12. (a) Within thirty (30) days from the effective date of this ORDER, the Board shall adopt and implement a program that will provide for monitoring of the Bank's compliance with this ORDER (Monitoring Program). The Bank shall submit the Monitoring Program, and any future modifications, to the Area Director and the Commissioner for review and comment. Within thirty (30) days of receipt of all such comments from the Area Director or the Commissioner, and after incorporation and adoption of any required changes, the Bank shall approve the Monitoring Program, which approval shall be recorded in the minutes of the meeting of the Board. Thereafter, the Bank shall implement and fully comply with the Monitoring Program. Following the adoption of the program, the Board shall review the Bank's compliance with this ORDER and record its review in the minutes of the meeting of the Board. At a minimum, the Monitoring Program will incorporate the provisions of subparagraphs (b) and (c) below.

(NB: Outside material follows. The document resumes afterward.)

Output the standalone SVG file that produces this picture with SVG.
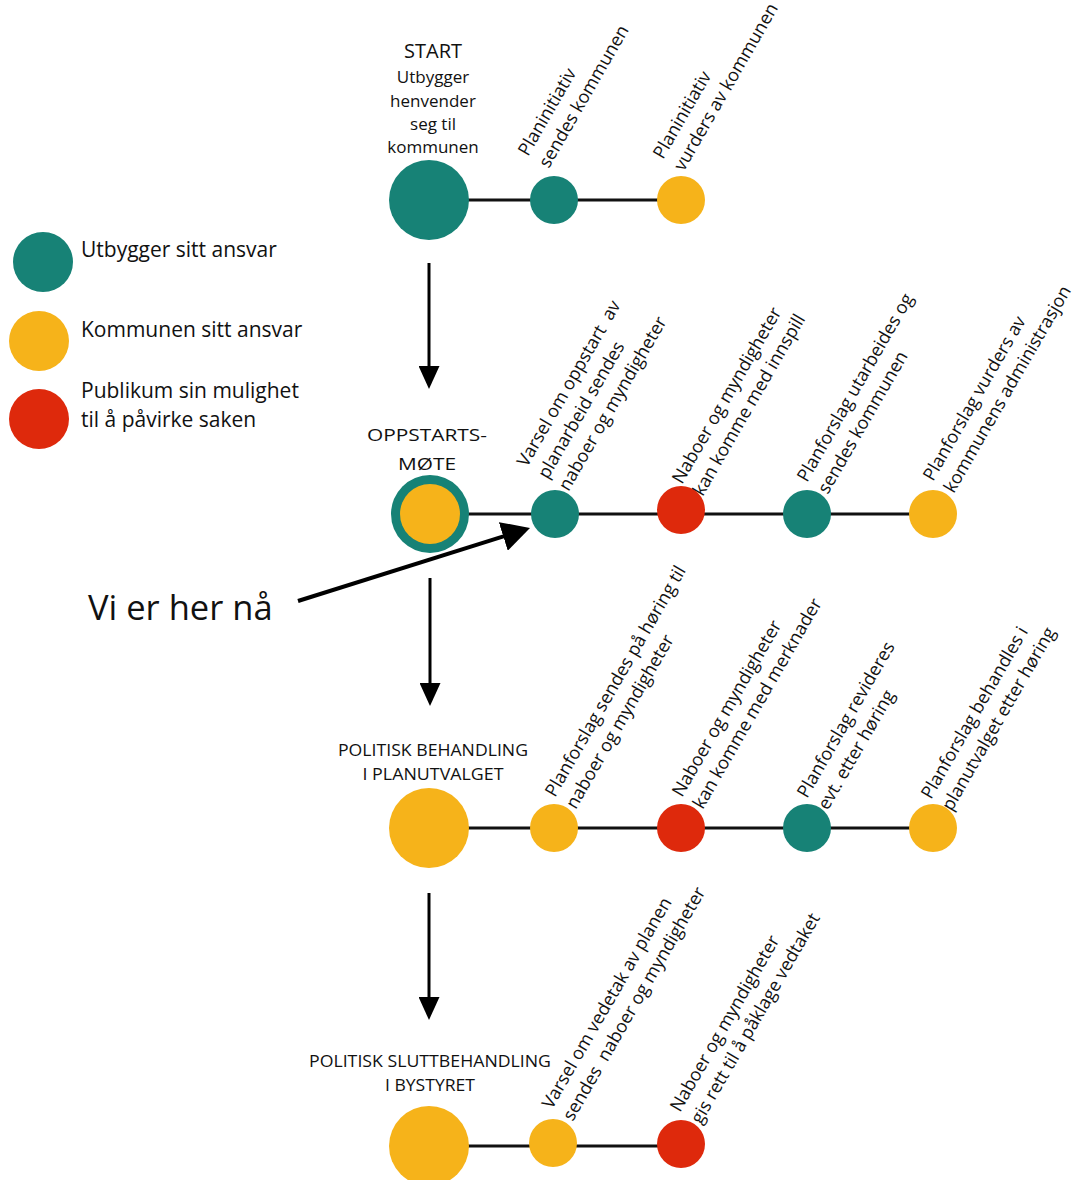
<svg xmlns="http://www.w3.org/2000/svg" width="1081" height="1180" viewBox="0 0 1081 1180">
<style>
.teal{fill:#178276}
.yellow{fill:#F6B31A}
.red{fill:#DE290C}
.lbl{font-family:"Open Sans","Noto Sans",sans-serif;font-size:18px;fill:#111}
.leg{font-family:"Open Sans","Noto Sans",sans-serif;font-size:21px;fill:#111}
.hdr{font-family:"Open Sans","Noto Sans",sans-serif;font-size:17px;fill:#111;text-anchor:middle}
.st{font-family:"Open Sans","Noto Sans",sans-serif;font-size:17px;fill:#111;text-anchor:middle}
.pre{white-space:pre}
.ln{stroke:#111;stroke-width:3;fill:none}
.arr{stroke:#000;stroke-width:3;fill:none;marker-end:url(#ah)}
</style>
<defs>
<marker id="ah" markerUnits="userSpaceOnUse" markerWidth="23" markerHeight="21" refX="5" refY="10.5" orient="auto"><path d="M0,0 L23,10.5 L0,21 z" fill="#000"/></marker>
<marker id="ahb" markerUnits="userSpaceOnUse" markerWidth="28" markerHeight="30" refX="6" refY="15" orient="auto"><path d="M0,0 L28,15 L0,30 z" fill="#000"/></marker>
</defs>
<rect width="1081" height="1180" fill="#fff"/>

<g id="connectors">
<line class="ln" x1="429" y1="200" x2="681" y2="200"/>
<line class="ln" x1="430" y1="514" x2="933" y2="514"/>
<line class="ln" x1="429" y1="828" x2="933" y2="828"/>
<line class="ln" x1="429" y1="1146" x2="681" y2="1146"/>
<line class="arr" x1="429" y1="263" x2="429" y2="371"/>
<line class="arr" x1="430" y1="578" x2="430" y2="688"/>
<line class="arr" x1="429" y1="893" x2="429" y2="1002"/>
<line x1="298" y1="601" x2="509" y2="534.6" stroke="#000" stroke-width="4" marker-end="url(#ahb)"/>
</g>

<g id="legend">
<circle class="teal" cx="43" cy="262" r="30"/>
<text class="leg" x="81" y="257">Utbygger sitt ansvar</text>
<circle class="yellow" cx="39" cy="341" r="30"/>
<text class="leg" x="81" y="337">Kommunen sitt ansvar</text>
<circle class="red" cx="39" cy="419" r="30"/>
<text class="leg" x="81" y="398">Publikum sin mulighet</text>
<text class="leg" x="81" y="427">til å påvirke saken</text>
</g>

<g id="here-label">
<text x="88" y="620" font-family="'Open Sans','Noto Sans',sans-serif" font-size="34.5" fill="#111">Vi er her nå</text>
</g>

<g id="start">
<circle class="teal" cx="429" cy="200" r="40"/>
<text font-family="'Open Sans','Noto Sans',sans-serif" font-size="20" fill="#111" text-anchor="middle" x="433" y="58">START</text>
<text class="st" x="433" y="83">Utbygger</text>
<text class="st" x="433" y="107">henvender</text>
<text class="st" x="433" y="130">seg til</text>
<text class="st" x="433" y="153">kommunen</text>
</g>
<g id="r1n1">
<circle class="teal" cx="554" cy="200" r="24"/>
<text class="lbl" transform="translate(528,157) rotate(-60)"><tspan x="0" y="0">Planinitiativ</tspan><tspan x="0" y="24">sendes kommunen</tspan></text>
</g>
<g id="r1n2">
<circle class="yellow" cx="681" cy="200" r="24"/>
<text class="lbl" transform="translate(663,160) rotate(-60)"><tspan x="0" y="0">Planinitiativ</tspan><tspan x="0" y="24">vurders av kommunen</tspan></text>
</g>

<g id="oppstart">
<circle class="teal" cx="430" cy="514" r="39"/>
<circle class="yellow" cx="430" cy="514" r="30"/>
<text class="hdr" x="427" y="441" font-size="19" textLength="120" lengthAdjust="spacingAndGlyphs">OPPSTARTS-</text>
<text class="hdr" x="427" y="470" font-size="19" textLength="58" lengthAdjust="spacingAndGlyphs">MØTE</text>
</g>
<g id="r2n1">
<circle class="teal" cx="555" cy="514" r="24"/>
<text class="lbl" transform="translate(527,468) rotate(-60)"><tspan class="pre" x="0" y="0">Varsel om oppstart  av</tspan><tspan x="0" y="24">planarbeid sendes</tspan><tspan x="0" y="48">naboer og myndigheter</tspan></text>
</g>
<g id="r2n2">
<circle class="red" cx="681" cy="510" r="24"/>
<text class="lbl" transform="translate(682,485) rotate(-60)"><tspan x="0" y="0">Naboer og myndigheter</tspan><tspan x="0" y="24">kan komme med innspill</tspan></text>
</g>
<g id="r2n3">
<circle class="teal" cx="807" cy="514" r="24"/>
<text class="lbl" transform="translate(807,483) rotate(-60)"><tspan x="0" y="0">Planforslag utarbeides og</tspan><tspan x="0" y="24">sendes kommunen</tspan></text>
</g>
<g id="r2n4">
<circle class="yellow" cx="933" cy="514" r="24"/>
<text class="lbl" transform="translate(933,482) rotate(-60)"><tspan x="0" y="0">Planforslag vurders av</tspan><tspan x="0" y="24">kommunens administrasjon</tspan></text>
</g>

<g id="planutvalg">
<circle class="yellow" cx="429" cy="828" r="40"/>
<text class="hdr" x="433" y="756" textLength="190" lengthAdjust="spacingAndGlyphs">POLITISK BEHANDLING</text>
<text class="hdr" x="433" y="780" textLength="141" lengthAdjust="spacingAndGlyphs">I PLANUTVALGET</text>
</g>
<g id="r3n1">
<circle class="yellow" cx="554" cy="828" r="24"/>
<text class="lbl" transform="translate(555,798) rotate(-60)"><tspan x="0" y="0">Planforslag sendes på høring til</tspan><tspan x="0" y="24">naboer og myndigheter</tspan></text>
</g>
<g id="r3n2">
<circle class="red" cx="681" cy="828" r="24"/>
<text class="lbl" transform="translate(682,798) rotate(-60)"><tspan x="0" y="0">Naboer og myndigheter</tspan><tspan x="0" y="24">kan komme med merknader</tspan></text>
</g>
<g id="r3n3">
<circle class="teal" cx="807" cy="828" r="24"/>
<text class="lbl" transform="translate(807,799) rotate(-60)"><tspan x="0" y="0">Planforslag revideres</tspan><tspan x="0" y="24">evt. etter høring</tspan></text>
</g>
<g id="r3n4">
<circle class="yellow" cx="933" cy="828" r="24"/>
<text class="lbl" transform="translate(931,800) rotate(-60)"><tspan x="0" y="0">Planforslag behandles i</tspan><tspan x="0" y="24">planutvalget etter høring</tspan></text>
</g>

<g id="bystyret">
<circle class="yellow" cx="429" cy="1146" r="40"/>
<text class="hdr" x="430" y="1067" textLength="242" lengthAdjust="spacingAndGlyphs">POLITISK SLUTTBEHANDLING</text>
<text class="hdr" x="430" y="1091" textLength="90" lengthAdjust="spacingAndGlyphs">I BYSTYRET</text>
</g>
<g id="r4n1">
<circle class="yellow" cx="553" cy="1143" r="24"/>
<text class="lbl" transform="translate(552,1110) rotate(-60)"><tspan x="0" y="0">Varsel om vedetak av planen</tspan><tspan class="pre" x="0" y="24">sendes  naboer og myndigheter</tspan></text>
</g>
<g id="r4n2">
<circle class="red" cx="681" cy="1144" r="24"/>
<text class="lbl" transform="translate(680,1113) rotate(-60)"><tspan x="0" y="0">Naboer og myndigheter</tspan><tspan x="0" y="24">gis rett til å påklage vedtaket</tspan></text>
</g>
</svg>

(b) The Board shall be responsible for ensuring compliance with the ORDER and overseeing corrective measures with respect to the ORDER. The Board shall monitor compliance with this ORDER and any discussion or report relating to such compliance shall be incorporated into the minutes of the meeting of the Board.

(c) Within thirty (30) days of the effective date of this ORDER, and within thirty (30) days of the end of each calendar quarter thereafter, the Bank shall furnish written progress reports to the Area Director and the Commissioner detailing the form, manner, and results of any actions taken to secure compliance with this ORDER. In addition, the Bank shall furnish such other reports as requested by the Area Director or the Commissioner. All progress reports and other written responses to this ORDER shall be reviewed by the Board and made a part of the minutes of the Board meeting.

Other

13. This ORDER shall not bar, estop, or otherwise prevent the FDIC, the Division, or any other federal or state agency or department from taking any action against the Bank, the Bank's current or former institution-affiliated parties, and/or any of their respective directors, officers, employees, and agents.

14. Nothing herein shall prevent the FDIC or the Division from conducting on-site reviews and/or examinations of the Bank, its affiliates, agents, service providers or other institution-affiliated parties at any time to monitor compliance with this ORDER.

Order Effective

15. This ORDER shall become effective upon issuance by the FDIC and the Division and shall be fully enforceable by the FDIC pursuant to the provisions of section 8(i)(1) of the Act, 12 U.S.C. § 1818(i)(1), and by the Division pursuant to the provisions of Massachusetts General Laws Chapters 167 through 172 and other applicable statutes.

16. The provisions of this ORDER shall be binding upon the Bank, its successors and assigns, any of their respective directors, officers, employees, and agents, and any of the Bank's institution-affiliated parties.

17. The provisions of this ORDER shall remain effective and enforceable except to the extent that, and until such time as, any provision of this ORDER shall have been modified, suspended, or terminated in writing by the FDIC and by the Division.

Pursuant to delegated authority.

Dated at Braintree, Massachusetts, this 14th day of July, 2009.

Federal Deposit Insurance Corporation

By Scott D. Strockoz
______________________
Acting Area Director

Commonwealth of Massachusetts
Division of Banks

By Hon. Steven L. Antonakes
______________________
Commissioner


In conjunction with the Federal Deposit Insurance Corporation and by operation of law, the Order was terminated as a result of the merger of Mt. Washington Co-operative Bank with and into East Boston Savings Bank effective January 4, 2010.